Kakak menyeletuk, “Hush, jangan ngomong gitu ya di depan Mama. Kasian loh Mama nanti kepikiran.”

Dahiku spontan berkerut. “Lah, maksudku bukan gitu. Kita hidup susah bukan salah Mama, tapi salah Papa. Kalau dia nggak selingkuh, mungkin kita bakal hidup lebih enak.”

Sempat terjadi keheningan di antara kami. Karena melihat Kakak hanya diam, aku lanjut berkata, “Kenapa ya hidup ini nggak adil? Ada orang tua yang keluarganya kaya raya dan harmonis. Banyak orang di luar sana bisa sukses karena bantuan orang tua mereka. Tapi kita? Mau makan aja susah.”

Kakak di sampingku menghela nafas. Kemudian kulihat dia menurunkan ponselnya dan menatapku lurus. “Dek, pada kenyataannya kita nggak bisa hidup dengan bergantung sama orang lain. Mama juga nggak mau bikin kita hidup susah. Karena itu kamu jangan ngomong kalau kamu mau lahir di keluarga kaya raya, Mama pasti sedih dengernya.”

Meski aku memahami maksud ucapan Kakak, sifat keras kepala mendorongku membalas, “Aku cuma mau bilang kalau privilege itu ada! Kayak kamu nih, waktu kecil kamu bisa ikut kursus gambar, banyak dijajanin, dikasih uang saku lebih besar dibanding aku, semua karena privilege kamu jadi anak yang paling besar! Makanya aku bilang seandainya kita kaya, seandainya dunia itu adil…”
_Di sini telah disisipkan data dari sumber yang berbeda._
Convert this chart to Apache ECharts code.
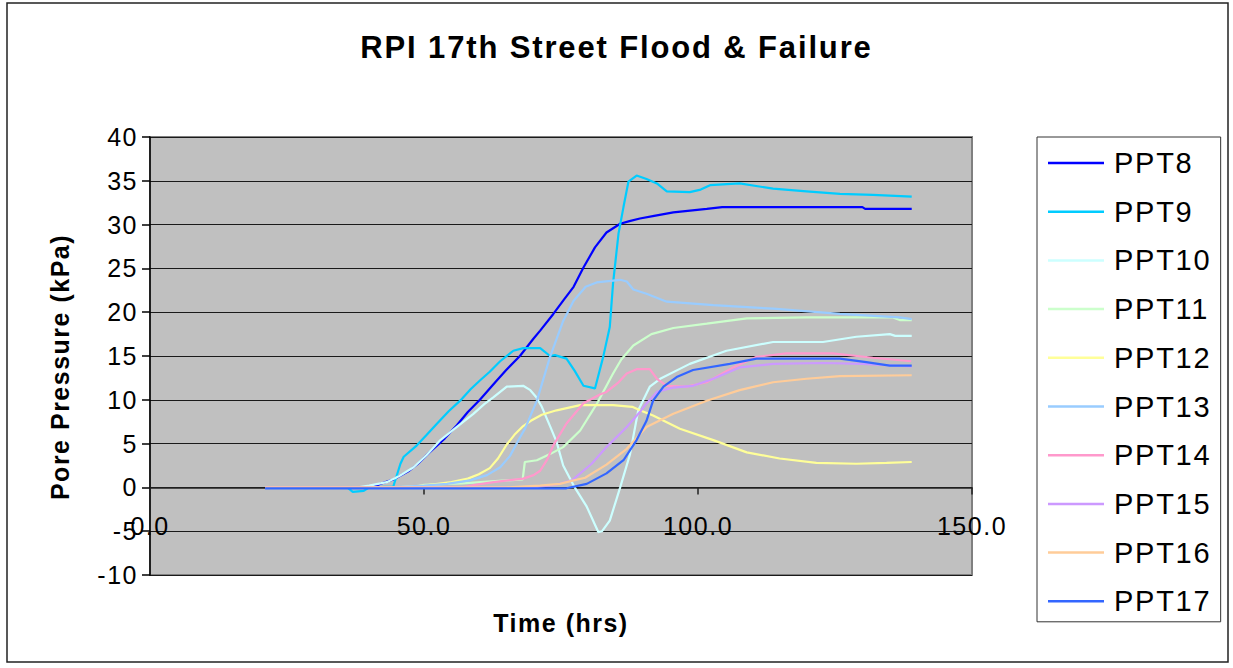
<!DOCTYPE html>
<html>
<head>
<meta charset="utf-8">
<title>RPI 17th Street Flood &amp; Failure</title>
<script src="https://cdn.jsdelivr.net/npm/echarts@6/dist/echarts.min.js"></script>
<style>
  html, body { margin: 0; padding: 0; background: #fff; }
  #main { width: 1233px; height: 668px; }
  /* Office-style text rendering: slightly tracked-out glyphs */
  #main text { letter-spacing: 0.06em; }
</style>
</head>
<body>
<div id="main"></div>
<script>
// Pore pressure (kPa) against time (hrs), one [time, pressure] list per transducer
const ppt8 = [[21,0],[40.5,0],[42,0.4],[44.4,0.9],[47.3,1.9],[48.9,2.7],[51,4.0],[53.8,5.6],[56,7.1],[58,8.6],[60.2,10],[63,12.0],[65,13.4],[67.5,15],[70,17.0],[71.2,17.9],[73.6,19.8],[75.5,21.4],[77.3,22.9],[79.1,25.1],[81.2,27.4],[83.3,29.1],[85.8,30.1],[87.5,30.4],[89.4,30.7],[92,31.0],[95.5,31.4],[101.6,31.8],[104.4,32.0],[130,32.0],[130.5,31.8],[139,31.8]];
const ppt9 = [[21,0],[36,0],[37,-0.5],[39,-0.4],[40,0],[44.4,0.1],[45.7,2.7],[46.3,3.5],[48.7,4.8],[50.5,6.0],[52.4,7.3],[54.5,8.7],[56.6,9.9],[58.5,11.2],[60.2,12.2],[62,13.2],[63.9,14.4],[66.3,15.6],[68.1,15.9],[71.2,15.9],[73,15.0],[73.9,15.1],[76,14.7],[77.5,13.3],[79.1,11.6],[81.2,11.3],[82.7,14.9],[83.9,18.3],[84.5,23.3],[85.5,29],[86.4,32],[87.3,34.9],[88.8,35.6],[90.6,35.2],[92.5,34.7],[94.3,33.8],[98.5,33.7],[100.5,34.0],[102.2,34.5],[107.6,34.7],[113.7,34.1],[119.8,33.8],[125.9,33.5],[131.9,33.4],[139,33.2]];
const ppt10 = [[21,0],[38,0],[40,0.2],[43.2,0.6],[45.5,1.3],[48.1,2.3],[50.5,3.7],[53,5.4],[56,6.9],[59,8.4],[61,9.5],[62.7,10.3],[65.1,11.5],[68.1,11.6],[69.4,11.1],[70.5,10.3],[71.5,9.2],[73,7.0],[74.2,5.2],[75.4,2.5],[77.5,0],[79.7,-2.2],[81.8,-5.1],[82.5,-5.0],[83.9,-3.8],[85.8,0],[87.6,3.8],[89.1,8.8],[91.2,11.5],[93.1,12.4],[98.5,14.1],[105.2,15.6],[113.7,16.6],[122.8,16.6],[128.9,17.2],[135,17.5],[136,17.3],[139,17.3]];
const ppt11 = [[21,0],[48,0],[50,0.3],[57,0.45],[65,0.8],[68,0.9],[68.4,2.9],[70.6,3.1],[73,3.8],[75.4,4.6],[78.5,6.5],[81.5,9.5],[84.5,13.0],[86,14.6],[88.2,16.2],[91.5,17.5],[95.5,18.2],[101.6,18.7],[108.9,19.3],[119.8,19.4],[135.6,19.4],[136.8,19.1],[139,19.1]];
const ppt12 = [[21,0],[45,0],[50,0.2],[55,0.6],[58,1.0],[60,1.5],[62,2.2],[63.5,3.3],[65.1,4.9],[66.5,6.0],[68.1,7.0],[69.5,7.6],[71.5,8.3],[74.2,8.8],[78.5,9.4],[84.5,9.4],[88,9.2],[89.4,8.8],[91.8,8.2],[96.7,6.7],[102.8,5.4],[108.9,4.0],[114.9,3.3],[121.6,2.8],[128.9,2.7],[134.4,2.8],[139,2.9]];
const ppt13 = [[21,0],[44,0],[50,0.2],[54.2,0.4],[58.4,0.8],[61.5,1.4],[63.9,2.3],[65.7,3.6],[67.5,5.7],[68.5,6.8],[70.6,9.9],[73,14.9],[75.4,19.0],[77.3,21.3],[79.5,22.9],[81.5,23.4],[85.8,23.7],[87,23.5],[88.2,22.6],[90.6,22.1],[94.3,21.2],[102.8,20.8],[113.7,20.4],[125.9,19.8],[136.8,19.4],[139,19.2]];
const ppt14 = [[21,0],[57,0],[59,0.25],[62.7,0.6],[68.1,1.0],[70,1.4],[71.2,1.9],[72.5,3.2],[73.6,4.8],[76,7.3],[79.1,9.6],[80.3,10.0],[82.1,10.6],[83.3,10.9],[85.5,12.0],[87,13.0],[88.8,13.5],[91.2,13.5],[92.5,12.4],[94.3,11.6],[97.9,11.5],[101.6,12.0],[106.4,13.7],[110.7,14.9],[116.1,15.3],[124.6,15.3],[131.9,14.8],[138.9,14.4]];
const ppt15 = [[21,0],[70,0],[74,0.3],[77,0.8],[80.6,2.7],[83.3,4.6],[87,6.9],[89.4,8.6],[90.5,9.5],[92.5,10.9],[95.5,11.4],[99.1,11.6],[102.8,12.4],[107.6,13.7],[113.7,14.1],[122.8,14.2],[130,14.1],[139,13.8]];
const ppt16 = [[21,0],[65,0],[71.2,0.2],[74.8,0.4],[76,0.6],[79.4,1.1],[83.3,2.6],[87,4.4],[90.6,6.9],[95.5,8.4],[101.6,9.9],[107.6,11.1],[113.7,12.0],[119.8,12.4],[125.9,12.7],[139,12.8]];
const ppt17 = [[21,-0.1],[76,-0.1],[79.7,0.4],[83.3,1.6],[86.4,3.1],[88.8,5.4],[90.6,7.6],[91.8,9.9],[93.7,11.5],[96.1,12.6],[99.1,13.4],[105.8,14.1],[110.7,14.7],[125.9,14.7],[130.7,14.3],[135,13.9],[139,13.9]];

const seriesNames = ['PPT8','PPT9','PPT10','PPT11','PPT12','PPT13','PPT14','PPT15','PPT16','PPT17'];
const seriesData = [ppt8, ppt9, ppt10, ppt11, ppt12, ppt13, ppt14, ppt15, ppt16, ppt17];
const seriesColors = ['#0000FF','#00CCFF','#CCFFFF','#CCFFCC','#FFFF99','#99CCFF','#FF99CC','#CC99FF','#FFCC99','#3366FF'];

const FONT = '"Liberation Sans", Arial, sans-serif';

const chart = echarts.init(document.getElementById('main'), null, { renderer: 'svg' });

chart.setOption({
  animation: false,
  backgroundColor: '#ffffff',
  textStyle: { fontFamily: FONT, color: '#000' },
  title: {
    text: 'RPI 17th Street Flood & Failure',
    left: 'center',
    top: 27,
    textStyle: { fontFamily: FONT, fontSize: 31, fontWeight: 'bold', color: '#000' }
  },
  graphic: [{
    type: 'rect',
    silent: true,
    z: -10,
    shape: { x: 7, y: 3, width: 1221, height: 659 },
    style: { fill: null, stroke: '#222', lineWidth: 1.5 }
  }],
  legend: {
    orient: 'vertical',
    left: 1037,
    top: 137,
    padding: [11.5, 18, 6, 11],
    itemGap: 19.7,
    itemWidth: 56,
    itemHeight: 2.5,
    icon: 'rect',
    borderColor: '#333',
    borderWidth: 1,
    selectedMode: false,
    data: seriesNames,
    textStyle: { fontFamily: FONT, fontSize: 29, color: '#000', padding: [0, 0, 0, 5] }
  },
  grid: {
    left: 150,
    top: 137,
    right: 261,
    bottom: 93,
    outerBoundsMode: 'none',
    containLabel: false,
    show: true,
    backgroundColor: '#C0C0C0',
    borderColor: '#808080',
    borderWidth: 2
  },
  xAxis: {
    type: 'value',
    min: 0,
    max: 150,
    interval: 50,
    name: 'Time (hrs)',
    nameLocation: 'middle',
    nameGap: 35,
    nameMoveOverlap: false,
    nameTextStyle: { fontFamily: FONT, fontSize: 25, fontWeight: 'bold', color: '#000' },
    axisLine: { show: true, onZero: true, onZeroAxisIndex: 0, lineStyle: { color: '#222', width: 1.5 } },
    axisTick: { show: true, length: 7, lineStyle: { color: '#222', width: 1.5 } },
    axisLabel: { fontFamily: FONT, fontSize: 25, color: '#000', margin: -62, formatter: v => v.toFixed(1) },
    splitLine: { show: false }
  },
  yAxis: {
    type: 'value',
    min: -10,
    max: 40,
    interval: 5,
    name: 'Pore Pressure (kPa)',
    nameLocation: 'middle',
    nameRotate: 90,
    nameGap: 78,
    nameTextStyle: { fontFamily: FONT, fontSize: 25, fontWeight: 'bold', color: '#000', padding: [0, 22, 0, 0] },
    axisLine: { show: true, onZero: false, lineStyle: { color: '#000', width: 1.5 } },
    axisTick: { show: true, length: 8, lineStyle: { color: '#000', width: 1.5 } },
    axisLabel: { fontFamily: FONT, fontSize: 25, color: '#000', margin: 12 },
    splitLine: { show: true, lineStyle: { color: '#1a1a1a', width: 1.2 } }
  },
  series: seriesNames.map((name, i) => ({
    name: name,
    type: 'line',
    data: seriesData[i],
    symbol: 'none',
    showSymbol: false,
    color: seriesColors[i],
    lineStyle: { color: seriesColors[i], width: 2.2 },
    emphasis: { disabled: true }
  }))
});
</script>
</body>
</html>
Entah mengapa tiba-tiba aku jadi membandingkan nasib kami yang sebenarnya tidak berhubungan dengan topik pembicaraan itu. Kakak sebenarnya bukan orang yang sabar. Namun saat itu dia bisa menanggapiku dengan tenang. “Memang privilege itu ada. Tapi apa semua orang dengan privilege bisa bikin hasil yang maksimal? Kamu tahu nggak, kenapa aku ambisius pengin jadi juara kelas? Kenapa aku selalu belajar dan saingan sama anak-anak pinter yang ikut kursus di luar sana?”